Some such measures have been passed by departments of revenue and other non-legislative entities in places like Chicago. Many question the legality of such measures taken by local and city governments, arguing that such taxes should be brought by state legislatures rather than departments of revenue.

However, the implementation of Pennsylvania’s new 6 percent digital product tax was a collective move made by the state Legislature.

“Based on how this new revenue package went through, which was just passed on Aug. 1, it’s through the state Legislature and was a statewide initiative,” Wright said.

However, despite its widely-agreed-upon legality, opposition to Pennsylvania’s tax extension to include video streaming services still exists for other reasons.

Many who have opted out of a traditional cable subscription have done so chiefly to reduce the cost of TV and video services. Much of the opposition to such digital product taxes is due to the combination of subscriptions that many cord-cutters have adopted, and the corresponding tax applied to each individual video service.

While such taxes are most often enacted by state legislatures, the details tend to vary as to the legal classification of the tax and the percentage, which tends to fall between 1 percent and 11 percent.

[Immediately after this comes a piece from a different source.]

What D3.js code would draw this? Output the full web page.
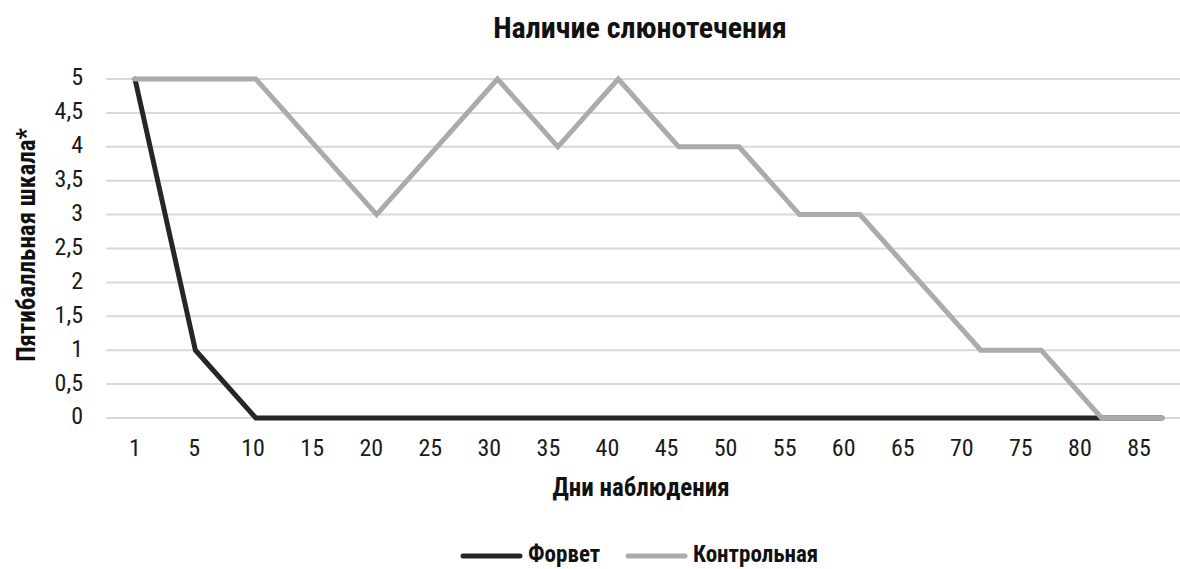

For example, Pennsylvania’s digital product tax is 6 percent, while Chicago’s is 9 percent and Pasadena, California’s proposed Netflix tax is 11 percent.

Pennsylvania extended an already-existing 6 percent sales and use tax to cover Netflix and other video streaming services. In other places, such measures have so far taken the form of utility taxes, rental taxes (Alabama) and entertainment taxes (Chicago).

Wright said, “Overall we may see other cities attempting to expand already existing tax laws to try and cover this. I would hope that legislators could update their laws to keep up with this new source of revenue, if they want to capture it.”